WRITTEN REQUEST: Repeat every entry word for word, skipping the pictures.

Figure scripts:
**********

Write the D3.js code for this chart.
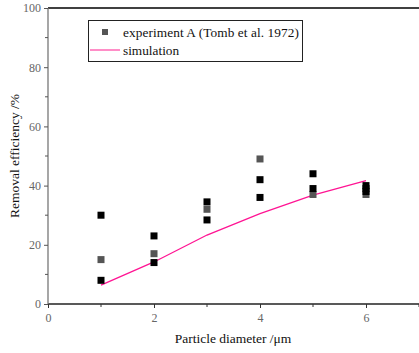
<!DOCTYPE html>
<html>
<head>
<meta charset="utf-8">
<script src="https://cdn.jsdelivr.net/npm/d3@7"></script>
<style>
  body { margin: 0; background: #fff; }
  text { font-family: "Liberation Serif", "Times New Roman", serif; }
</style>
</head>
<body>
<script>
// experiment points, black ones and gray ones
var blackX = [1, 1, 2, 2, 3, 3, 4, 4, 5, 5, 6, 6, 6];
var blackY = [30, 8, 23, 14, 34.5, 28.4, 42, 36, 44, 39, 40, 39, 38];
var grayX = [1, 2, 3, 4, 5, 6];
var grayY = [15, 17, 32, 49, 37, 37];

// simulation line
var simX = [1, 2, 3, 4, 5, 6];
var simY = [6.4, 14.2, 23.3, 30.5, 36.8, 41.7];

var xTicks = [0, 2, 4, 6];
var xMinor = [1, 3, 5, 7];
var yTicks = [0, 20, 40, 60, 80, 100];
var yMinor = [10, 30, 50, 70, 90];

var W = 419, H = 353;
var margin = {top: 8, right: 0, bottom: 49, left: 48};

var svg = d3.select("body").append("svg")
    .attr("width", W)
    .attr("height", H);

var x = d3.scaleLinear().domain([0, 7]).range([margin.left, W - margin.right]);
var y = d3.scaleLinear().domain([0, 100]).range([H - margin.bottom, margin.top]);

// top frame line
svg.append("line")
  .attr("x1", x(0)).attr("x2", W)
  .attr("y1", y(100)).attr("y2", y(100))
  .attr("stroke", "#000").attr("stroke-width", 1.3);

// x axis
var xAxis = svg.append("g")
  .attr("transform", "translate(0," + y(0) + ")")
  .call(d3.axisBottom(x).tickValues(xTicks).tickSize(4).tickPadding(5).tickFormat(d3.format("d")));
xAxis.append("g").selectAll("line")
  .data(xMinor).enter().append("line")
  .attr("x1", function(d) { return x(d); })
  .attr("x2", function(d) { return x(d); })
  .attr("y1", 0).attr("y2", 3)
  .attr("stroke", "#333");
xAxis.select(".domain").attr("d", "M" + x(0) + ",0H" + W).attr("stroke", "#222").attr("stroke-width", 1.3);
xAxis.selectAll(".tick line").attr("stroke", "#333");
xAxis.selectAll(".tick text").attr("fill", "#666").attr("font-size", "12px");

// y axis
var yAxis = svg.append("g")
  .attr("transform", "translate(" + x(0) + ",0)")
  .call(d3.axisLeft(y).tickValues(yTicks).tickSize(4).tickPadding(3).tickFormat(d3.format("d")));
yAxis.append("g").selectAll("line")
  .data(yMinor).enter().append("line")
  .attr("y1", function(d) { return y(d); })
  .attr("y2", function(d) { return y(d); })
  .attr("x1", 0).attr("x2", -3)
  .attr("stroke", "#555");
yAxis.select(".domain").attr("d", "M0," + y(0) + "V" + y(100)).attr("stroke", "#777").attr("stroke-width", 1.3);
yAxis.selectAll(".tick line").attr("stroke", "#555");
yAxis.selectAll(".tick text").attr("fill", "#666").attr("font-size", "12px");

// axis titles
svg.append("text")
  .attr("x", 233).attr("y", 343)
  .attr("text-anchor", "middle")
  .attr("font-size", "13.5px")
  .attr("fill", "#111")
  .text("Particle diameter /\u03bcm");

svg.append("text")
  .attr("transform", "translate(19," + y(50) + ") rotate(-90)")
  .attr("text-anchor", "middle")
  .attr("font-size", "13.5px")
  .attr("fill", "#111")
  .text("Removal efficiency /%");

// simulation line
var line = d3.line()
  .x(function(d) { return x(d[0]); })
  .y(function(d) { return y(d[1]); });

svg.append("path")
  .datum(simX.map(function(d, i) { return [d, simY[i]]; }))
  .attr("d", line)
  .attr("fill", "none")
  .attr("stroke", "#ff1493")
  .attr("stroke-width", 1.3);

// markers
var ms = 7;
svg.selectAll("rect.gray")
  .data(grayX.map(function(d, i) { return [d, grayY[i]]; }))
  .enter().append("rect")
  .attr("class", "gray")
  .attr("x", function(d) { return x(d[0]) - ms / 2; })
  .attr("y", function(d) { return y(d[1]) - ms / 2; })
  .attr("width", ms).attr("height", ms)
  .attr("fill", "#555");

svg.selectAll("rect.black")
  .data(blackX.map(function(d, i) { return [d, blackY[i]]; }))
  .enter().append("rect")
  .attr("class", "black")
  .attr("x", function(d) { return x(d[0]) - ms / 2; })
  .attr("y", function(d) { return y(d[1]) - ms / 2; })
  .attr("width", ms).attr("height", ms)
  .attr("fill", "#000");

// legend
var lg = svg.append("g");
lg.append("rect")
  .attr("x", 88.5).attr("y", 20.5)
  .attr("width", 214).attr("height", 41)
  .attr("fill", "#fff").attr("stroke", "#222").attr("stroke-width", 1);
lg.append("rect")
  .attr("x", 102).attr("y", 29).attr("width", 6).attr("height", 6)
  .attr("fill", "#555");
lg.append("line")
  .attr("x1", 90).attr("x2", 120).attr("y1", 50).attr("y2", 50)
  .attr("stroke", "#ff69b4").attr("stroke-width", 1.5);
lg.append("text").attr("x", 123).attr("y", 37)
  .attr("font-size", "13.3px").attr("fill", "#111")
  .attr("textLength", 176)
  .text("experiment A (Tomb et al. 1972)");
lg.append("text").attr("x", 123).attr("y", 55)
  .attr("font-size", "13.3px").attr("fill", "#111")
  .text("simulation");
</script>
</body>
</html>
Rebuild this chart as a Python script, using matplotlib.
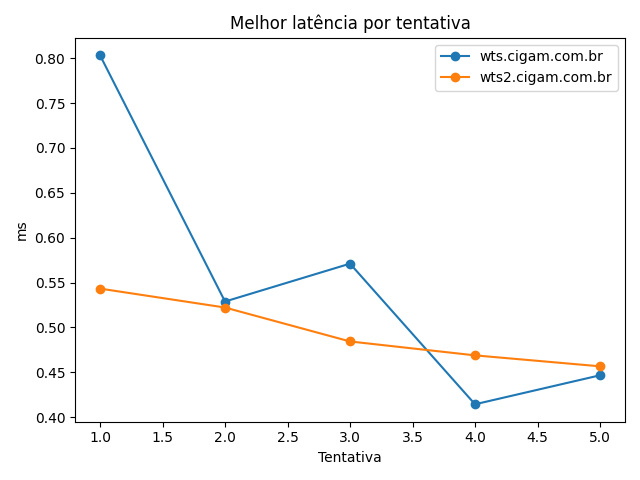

**********

EXERCISE RESULT:
Write the D3.js code for this chart.
<!DOCTYPE html>
<html>
<head>
<meta charset="utf-8">
<script src="https://cdn.jsdelivr.net/npm/d3@7"></script>
<style>
  body { margin: 0; background: #fff; }
  text { font-family: "Liberation Serif", "Times New Roman", serif; }
</style>
</head>
<body>
<script>
// experiment points, black ones and gray ones
var blackX = [1, 1, 2, 2, 3, 3, 4, 4, 5, 5, 6, 6, 6];
var blackY = [30, 8, 23, 14, 34.5, 28.4, 42, 36, 44, 39, 40, 39, 38];
var grayX = [1, 2, 3, 4, 5, 6];
var grayY = [15, 17, 32, 49, 37, 37];

// simulation line
var simX = [1, 2, 3, 4, 5, 6];
var simY = [6.4, 14.2, 23.3, 30.5, 36.8, 41.7];

var xTicks = [0, 2, 4, 6];
var xMinor = [1, 3, 5, 7];
var yTicks = [0, 20, 40, 60, 80, 100];
var yMinor = [10, 30, 50, 70, 90];

var W = 419, H = 353;
var margin = {top: 8, right: 0, bottom: 49, left: 48};

var svg = d3.select("body").append("svg")
    .attr("width", W)
    .attr("height", H);

var x = d3.scaleLinear().domain([0, 7]).range([margin.left, W - margin.right]);
var y = d3.scaleLinear().domain([0, 100]).range([H - margin.bottom, margin.top]);

// top frame line
svg.append("line")
  .attr("x1", x(0)).attr("x2", W)
  .attr("y1", y(100)).attr("y2", y(100))
  .attr("stroke", "#000").attr("stroke-width", 1.3);

// x axis
var xAxis = svg.append("g")
  .attr("transform", "translate(0," + y(0) + ")")
  .call(d3.axisBottom(x).tickValues(xTicks).tickSize(4).tickPadding(5).tickFormat(d3.format("d")));
xAxis.append("g").selectAll("line")
  .data(xMinor).enter().append("line")
  .attr("x1", function(d) { return x(d); })
  .attr("x2", function(d) { return x(d); })
  .attr("y1", 0).attr("y2", 3)
  .attr("stroke", "#333");
xAxis.select(".domain").attr("d", "M" + x(0) + ",0H" + W).attr("stroke", "#222").attr("stroke-width", 1.3);
xAxis.selectAll(".tick line").attr("stroke", "#333");
xAxis.selectAll(".tick text").attr("fill", "#666").attr("font-size", "12px");

// y axis
var yAxis = svg.append("g")
  .attr("transform", "translate(" + x(0) + ",0)")
  .call(d3.axisLeft(y).tickValues(yTicks).tickSize(4).tickPadding(3).tickFormat(d3.format("d")));
yAxis.append("g").selectAll("line")
  .data(yMinor).enter().append("line")
  .attr("y1", function(d) { return y(d); })
  .attr("y2", function(d) { return y(d); })
  .attr("x1", 0).attr("x2", -3)
  .attr("stroke", "#555");
yAxis.select(".domain").attr("d", "M0," + y(0) + "V" + y(100)).attr("stroke", "#777").attr("stroke-width", 1.3);
yAxis.selectAll(".tick line").attr("stroke", "#555");
yAxis.selectAll(".tick text").attr("fill", "#666").attr("font-size", "12px");

// axis titles
svg.append("text")
  .attr("x", 233).attr("y", 343)
  .attr("text-anchor", "middle")
  .attr("font-size", "13.5px")
  .attr("fill", "#111")
  .text("Particle diameter /\u03bcm");

svg.append("text")
  .attr("transform", "translate(19," + y(50) + ") rotate(-90)")
  .attr("text-anchor", "middle")
  .attr("font-size", "13.5px")
  .attr("fill", "#111")
  .text("Removal efficiency /%");

// simulation line
var line = d3.line()
  .x(function(d) { return x(d[0]); })
  .y(function(d) { return y(d[1]); });

svg.append("path")
  .datum(simX.map(function(d, i) { return [d, simY[i]]; }))
  .attr("d", line)
  .attr("fill", "none")
  .attr("stroke", "#ff1493")
  .attr("stroke-width", 1.3);

// markers
var ms = 7;
svg.selectAll("rect.gray")
  .data(grayX.map(function(d, i) { return [d, grayY[i]]; }))
  .enter().append("rect")
  .attr("class", "gray")
  .attr("x", function(d) { return x(d[0]) - ms / 2; })
  .attr("y", function(d) { return y(d[1]) - ms / 2; })
  .attr("width", ms).attr("height", ms)
  .attr("fill", "#555");

svg.selectAll("rect.black")
  .data(blackX.map(function(d, i) { return [d, blackY[i]]; }))
  .enter().append("rect")
  .attr("class", "black")
  .attr("x", function(d) { return x(d[0]) - ms / 2; })
  .attr("y", function(d) { return y(d[1]) - ms / 2; })
  .attr("width", ms).attr("height", ms)
  .attr("fill", "#000");

// legend
var lg = svg.append("g");
lg.append("rect")
  .attr("x", 88.5).attr("y", 20.5)
  .attr("width", 214).attr("height", 41)
  .attr("fill", "#fff").attr("stroke", "#222").attr("stroke-width", 1);
lg.append("rect")
  .attr("x", 102).attr("y", 29).attr("width", 6).attr("height", 6)
  .attr("fill", "#555");
lg.append("line")
  .attr("x1", 90).attr("x2", 120).attr("y1", 50).attr("y2", 50)
  .attr("stroke", "#ff69b4").attr("stroke-width", 1.5);
lg.append("text").attr("x", 123).attr("y", 37)
  .attr("font-size", "13.3px").attr("fill", "#111")
  .attr("textLength", 176)
  .text("experiment A (Tomb et al. 1972)");
lg.append("text").attr("x", 123).attr("y", 55)
  .attr("font-size", "13.3px").attr("fill", "#111")
  .text("simulation");
</script>
</body>
</html>
Rebuild this chart as a Python script, using matplotlib.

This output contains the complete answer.